くるみ割り人形@東京文化会館
わーい、今回もオケボックスの見える席。あの、客電が落ちて、オケボックスが楽譜用ライトと楽器の金色の反射でぼうっと浮かび上がるのを見るのは、ほんとうに心躍る。しかし、今回、心躍ったのもつかの間、前奏で主旋律のオーボエもしくはクラリネットの方のテンポずれで、いささか不安になる。アップテンポの前奏曲でメインのメロディーが遅れ気味って! その後はまあ、凡庸な演奏でしたが、前奏でのそれのような外しは目立たず、ほっとしたけれど。
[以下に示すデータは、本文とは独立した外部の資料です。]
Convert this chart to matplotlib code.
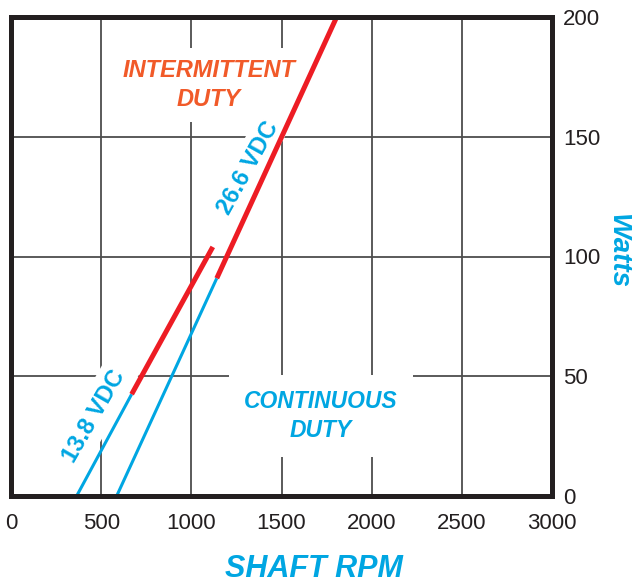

さて、くるみ割り人形とわたしとのファーストコンタクトは、サンリオの人形アニメ映画のそれだった。そこでは主人公のクララは第一次性長期の少女、というイメージがあり、その後、接したバレエのくるみ割り人形の情報でも、クララの設定はそのような感じだった。
が、この日のくるみ割り人形のクララは、ちょっと違った。まず、クララとくるみ割り人形が、ポリーナ・セミオノワ(ベルリン国立歌劇場バレエ団プリンシパル)と、ウラジーミル・マラーホフ(同バレエ団芸術監督)という、芸も華もプロポーションも、なにもかも秀でたふたりだったため、見た目からしてクララはほかの子ども役&人形役、ねずみ役のダンサーと等身がちがう。
第二次性長期でおとなのプロポーションになった少女が、まだそこを越えていないこども体型の仲間のなかにいるかのように錯覚さえするのだ。もうひとつには、等身もさることながら、バストのかなりあるクララだったことが、彼女を従来の設定である第一次性長期の少女に見せていない、ということがあった。
そのため、今回のポリーナのクララでは、わたしのなかではその筋で妄想が展開、人形のペアが踊る場面でも、「夢の中で踊る人形もペアというのは、やはり第二次性長期を越える少女の見る夢だからなのでは…」などと思って見ていた。
なにしろクララのネグリジェ姿と来たら、こどもの寝巻きというより、完全にナイトドレスにしか見えないのだ。50歩ゆずってもジュリエットのネグリジェ姿というか。
ところで、わたしがこういう妄想に襲われたのは、一方でクララは第一次性長期の少女、というイメージで記憶していながらも、ホフマンの原作のほうのくるみ割り人形や、コッペリアの原作である「砂男」のような彼のほかの作品を読むにつけ、「くるみ割り人形という話は、少女が大人になるまでにいくつか経験する通過儀礼の、どちらかといえば成人に近いころの話なのではないか」と浮かび上がってくる思いを、どうしても拭い去ることができなかったせいだと思われる。
ちなみにホフマンのくるみ割り人形は、クララは神隠しのように現実世界から旅立ってしまうという、ちょっと不気味でSF(すこしふかしぎ)な結末。